WHAT IS ASKED: State the number of lines that include the string "chart", and write nothing else.
··· SUPPLIED RECORDS
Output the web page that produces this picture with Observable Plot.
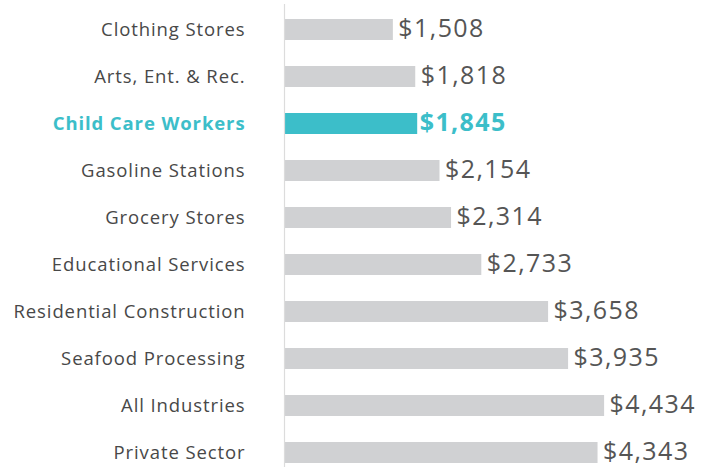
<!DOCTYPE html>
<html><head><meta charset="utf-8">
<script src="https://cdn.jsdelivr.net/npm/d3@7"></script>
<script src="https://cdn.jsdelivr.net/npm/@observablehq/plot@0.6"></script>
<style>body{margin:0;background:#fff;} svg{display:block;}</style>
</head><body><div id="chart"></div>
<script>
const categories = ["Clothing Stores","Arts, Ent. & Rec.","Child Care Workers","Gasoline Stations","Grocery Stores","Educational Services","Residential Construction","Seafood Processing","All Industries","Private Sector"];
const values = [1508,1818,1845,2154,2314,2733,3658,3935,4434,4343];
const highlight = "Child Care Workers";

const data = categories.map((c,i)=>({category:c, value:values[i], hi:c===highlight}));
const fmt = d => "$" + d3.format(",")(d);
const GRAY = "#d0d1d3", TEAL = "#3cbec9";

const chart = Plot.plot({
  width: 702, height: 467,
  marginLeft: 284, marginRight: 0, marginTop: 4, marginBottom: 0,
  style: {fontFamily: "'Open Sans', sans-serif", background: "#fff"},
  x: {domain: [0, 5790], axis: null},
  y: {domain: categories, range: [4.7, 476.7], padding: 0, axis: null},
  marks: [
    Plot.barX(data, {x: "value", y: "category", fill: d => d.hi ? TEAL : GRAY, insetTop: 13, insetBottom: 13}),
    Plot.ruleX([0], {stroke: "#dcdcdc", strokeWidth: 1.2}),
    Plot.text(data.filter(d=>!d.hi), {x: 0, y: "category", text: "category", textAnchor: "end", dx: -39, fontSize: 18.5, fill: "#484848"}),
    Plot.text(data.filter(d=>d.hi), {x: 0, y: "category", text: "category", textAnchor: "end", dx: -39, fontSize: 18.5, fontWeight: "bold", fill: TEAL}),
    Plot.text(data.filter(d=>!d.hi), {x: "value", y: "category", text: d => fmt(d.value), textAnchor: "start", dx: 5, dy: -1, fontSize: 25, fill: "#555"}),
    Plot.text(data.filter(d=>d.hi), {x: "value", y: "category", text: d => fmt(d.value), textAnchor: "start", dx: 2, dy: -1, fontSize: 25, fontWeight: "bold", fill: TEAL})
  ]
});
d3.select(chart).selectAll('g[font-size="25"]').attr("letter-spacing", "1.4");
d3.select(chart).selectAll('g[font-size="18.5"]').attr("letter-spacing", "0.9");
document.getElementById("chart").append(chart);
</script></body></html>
······
··· SUPPLIED RECORDS
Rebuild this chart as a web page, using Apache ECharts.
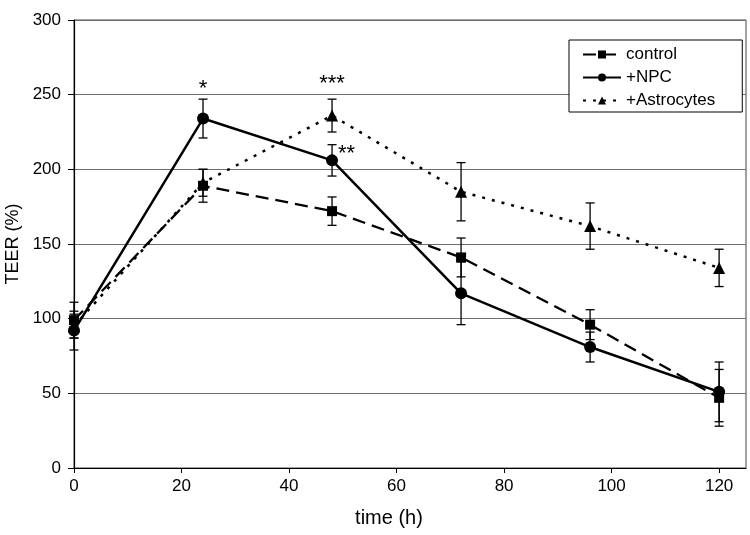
······
··· SUPPLIED RECORDS
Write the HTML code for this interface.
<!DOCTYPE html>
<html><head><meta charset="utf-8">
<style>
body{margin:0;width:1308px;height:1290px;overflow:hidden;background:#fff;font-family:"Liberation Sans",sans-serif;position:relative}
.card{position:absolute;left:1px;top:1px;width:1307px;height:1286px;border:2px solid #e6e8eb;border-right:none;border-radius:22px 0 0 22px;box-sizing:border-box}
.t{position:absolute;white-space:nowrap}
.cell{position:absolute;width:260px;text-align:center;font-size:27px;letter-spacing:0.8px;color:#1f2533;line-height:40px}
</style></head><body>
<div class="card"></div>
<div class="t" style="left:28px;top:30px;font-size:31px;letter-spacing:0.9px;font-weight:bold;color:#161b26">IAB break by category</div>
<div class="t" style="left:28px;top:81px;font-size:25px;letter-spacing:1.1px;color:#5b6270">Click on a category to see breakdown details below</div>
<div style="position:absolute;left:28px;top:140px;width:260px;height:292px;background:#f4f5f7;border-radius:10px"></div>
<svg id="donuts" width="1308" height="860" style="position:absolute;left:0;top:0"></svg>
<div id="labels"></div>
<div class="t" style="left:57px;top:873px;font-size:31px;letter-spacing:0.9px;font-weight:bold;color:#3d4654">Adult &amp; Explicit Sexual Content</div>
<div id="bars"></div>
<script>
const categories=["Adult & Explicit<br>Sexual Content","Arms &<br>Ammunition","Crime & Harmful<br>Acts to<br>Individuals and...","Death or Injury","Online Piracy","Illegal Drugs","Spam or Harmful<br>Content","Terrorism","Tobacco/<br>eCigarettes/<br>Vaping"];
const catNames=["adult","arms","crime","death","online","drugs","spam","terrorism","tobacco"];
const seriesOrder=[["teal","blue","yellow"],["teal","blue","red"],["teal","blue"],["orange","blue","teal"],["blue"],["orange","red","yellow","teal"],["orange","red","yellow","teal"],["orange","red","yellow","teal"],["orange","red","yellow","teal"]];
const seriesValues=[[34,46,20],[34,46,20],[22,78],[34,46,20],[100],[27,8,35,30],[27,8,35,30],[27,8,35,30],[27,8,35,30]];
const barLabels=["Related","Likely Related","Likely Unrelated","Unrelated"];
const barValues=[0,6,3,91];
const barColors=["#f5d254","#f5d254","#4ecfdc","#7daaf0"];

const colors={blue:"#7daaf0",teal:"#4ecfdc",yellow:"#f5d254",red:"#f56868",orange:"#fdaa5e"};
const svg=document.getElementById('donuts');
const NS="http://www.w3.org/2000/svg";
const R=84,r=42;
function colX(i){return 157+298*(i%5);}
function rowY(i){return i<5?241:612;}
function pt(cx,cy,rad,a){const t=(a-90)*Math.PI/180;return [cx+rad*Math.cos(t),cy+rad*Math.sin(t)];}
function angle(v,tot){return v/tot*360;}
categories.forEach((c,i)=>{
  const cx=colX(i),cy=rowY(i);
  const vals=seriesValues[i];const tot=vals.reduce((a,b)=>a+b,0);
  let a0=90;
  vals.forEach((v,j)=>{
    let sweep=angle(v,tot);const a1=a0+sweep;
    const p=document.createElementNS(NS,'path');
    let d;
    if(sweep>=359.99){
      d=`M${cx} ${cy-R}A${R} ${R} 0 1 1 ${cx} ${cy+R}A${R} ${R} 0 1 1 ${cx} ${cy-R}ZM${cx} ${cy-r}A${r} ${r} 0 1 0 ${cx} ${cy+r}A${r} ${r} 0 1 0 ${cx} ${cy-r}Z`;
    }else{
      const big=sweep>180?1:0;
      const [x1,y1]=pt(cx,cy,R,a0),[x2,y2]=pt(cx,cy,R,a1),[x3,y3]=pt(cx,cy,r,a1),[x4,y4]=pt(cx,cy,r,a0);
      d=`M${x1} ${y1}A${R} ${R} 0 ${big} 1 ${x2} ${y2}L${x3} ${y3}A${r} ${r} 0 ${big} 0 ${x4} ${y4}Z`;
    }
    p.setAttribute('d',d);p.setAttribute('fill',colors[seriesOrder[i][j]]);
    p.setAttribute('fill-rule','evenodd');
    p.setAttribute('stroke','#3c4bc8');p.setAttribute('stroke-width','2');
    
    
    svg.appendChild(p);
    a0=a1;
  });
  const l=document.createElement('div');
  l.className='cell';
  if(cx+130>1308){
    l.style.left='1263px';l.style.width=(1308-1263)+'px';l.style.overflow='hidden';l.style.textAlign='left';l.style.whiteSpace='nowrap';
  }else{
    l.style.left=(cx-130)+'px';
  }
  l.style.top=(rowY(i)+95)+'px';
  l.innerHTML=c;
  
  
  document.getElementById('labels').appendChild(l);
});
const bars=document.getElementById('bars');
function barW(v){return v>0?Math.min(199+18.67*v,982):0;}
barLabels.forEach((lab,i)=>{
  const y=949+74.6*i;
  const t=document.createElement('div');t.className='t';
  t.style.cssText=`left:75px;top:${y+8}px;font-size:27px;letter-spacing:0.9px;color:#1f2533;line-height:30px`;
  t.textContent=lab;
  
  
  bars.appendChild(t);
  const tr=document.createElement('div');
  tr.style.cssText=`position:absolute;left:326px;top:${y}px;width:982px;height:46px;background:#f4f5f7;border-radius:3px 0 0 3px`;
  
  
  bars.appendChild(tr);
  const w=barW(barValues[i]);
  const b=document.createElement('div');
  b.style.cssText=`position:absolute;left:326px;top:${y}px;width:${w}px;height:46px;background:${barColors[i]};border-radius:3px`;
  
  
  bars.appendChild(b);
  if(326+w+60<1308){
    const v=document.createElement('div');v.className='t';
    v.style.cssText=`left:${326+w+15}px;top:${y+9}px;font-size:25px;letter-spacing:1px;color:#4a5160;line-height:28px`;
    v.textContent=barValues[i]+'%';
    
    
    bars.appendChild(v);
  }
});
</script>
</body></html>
······
FINISHED ANSWER: 6